The main point that Ed made is that situations like Lowe's, Aki's, JGP's, aren't going to happen in future. That's a bit of a "NZ" only problem, because those players need to reach such a high standard to be chosen by the All Blacks, were as a country like Ireland wants them a lot earlier like that. This is basically the 'ready in 3 years' concept Ireland relied on, versus the '5 years and they've left' concept' were that player is now ready to be chosen by the All Blacks (given a contract to play Super, ala SBW, and hopefully Manu).


The 'mercenary' thing that will take longer to expire, and which I was referring to, is the grandparents rule. The new kids coming through now aren't going to have as many gp born overseas, so the amount of players that can leave with a prospect of International rugby offer are going to drop dramatically at some point. All these kiwi fellas playing for a PI, is going to stop sadly.


The new era problem that will replace those old concerns is now French and Japanese clubs (doing the same as NRL teams have done for decades by) picking kids out of school.

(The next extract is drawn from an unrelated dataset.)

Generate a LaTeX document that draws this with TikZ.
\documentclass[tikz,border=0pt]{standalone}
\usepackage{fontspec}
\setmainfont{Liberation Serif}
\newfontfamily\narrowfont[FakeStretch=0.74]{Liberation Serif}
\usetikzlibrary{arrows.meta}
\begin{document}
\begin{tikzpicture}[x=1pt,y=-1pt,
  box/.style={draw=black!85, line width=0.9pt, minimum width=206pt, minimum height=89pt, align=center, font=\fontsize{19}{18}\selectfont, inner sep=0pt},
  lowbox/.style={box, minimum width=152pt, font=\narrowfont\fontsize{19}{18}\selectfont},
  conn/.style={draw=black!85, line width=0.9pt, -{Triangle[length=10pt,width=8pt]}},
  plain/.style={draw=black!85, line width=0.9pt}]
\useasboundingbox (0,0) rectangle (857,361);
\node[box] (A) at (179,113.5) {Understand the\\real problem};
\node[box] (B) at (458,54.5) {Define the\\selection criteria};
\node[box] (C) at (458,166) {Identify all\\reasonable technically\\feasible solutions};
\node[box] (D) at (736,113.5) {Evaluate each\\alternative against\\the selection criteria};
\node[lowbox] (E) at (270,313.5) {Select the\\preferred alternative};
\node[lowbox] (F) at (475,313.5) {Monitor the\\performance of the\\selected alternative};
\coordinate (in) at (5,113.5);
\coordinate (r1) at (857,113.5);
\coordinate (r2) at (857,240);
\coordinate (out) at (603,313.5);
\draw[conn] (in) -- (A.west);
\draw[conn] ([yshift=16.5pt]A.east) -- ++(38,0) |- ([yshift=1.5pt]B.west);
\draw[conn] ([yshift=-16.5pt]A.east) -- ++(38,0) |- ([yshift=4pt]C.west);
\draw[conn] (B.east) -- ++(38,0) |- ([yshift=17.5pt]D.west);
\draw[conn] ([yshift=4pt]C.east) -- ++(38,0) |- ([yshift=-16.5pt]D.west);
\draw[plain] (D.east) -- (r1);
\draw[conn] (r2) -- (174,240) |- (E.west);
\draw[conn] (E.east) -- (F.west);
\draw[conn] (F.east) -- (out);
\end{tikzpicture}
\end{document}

The problem here is not so much a national identity one, than it is a farm system where 9 in 10 players are left with nothing. A stunted education and no support in a foreign country (well they'll get kicked out of those countries were they don't in Australia).

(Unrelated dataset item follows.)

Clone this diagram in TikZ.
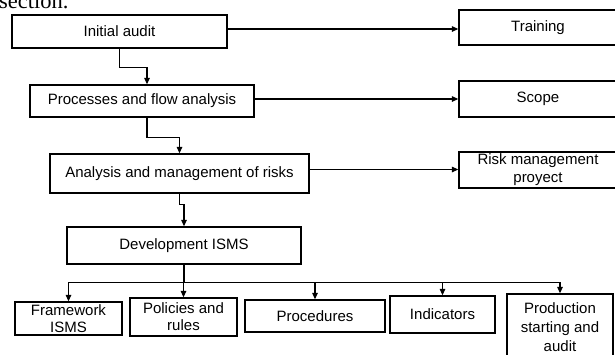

It's the same sort of situation were NZ would be the big guy, but there weren't many downsides with it. The only one I can think was brought up but a poster on this site, I can't recall who it was, but he seemed to know a lot of kids coming from the Islands weren't really given the capability to fly back home during school xms holidays etc. That is probably something that should be fixed by the union. Otherwise getting someone like Fakatava over here for his last year of school definitely results in NZ being able to pick the cherries off the top but it also allows that player to develop and be able to represent Tonga and under age and possibly even later in his career. Where as a kid being taken from NZ is arguably going to be worse off in every respect other than perhaps money. Not going to develop as a person, not going to develop as a player as much, so I have a lotof sympathy for NZs case that I don't include them in that group but I certainly see where you're coming from and it encourages other countries to think they can do the same while not realising they're making a much worse experience/situation.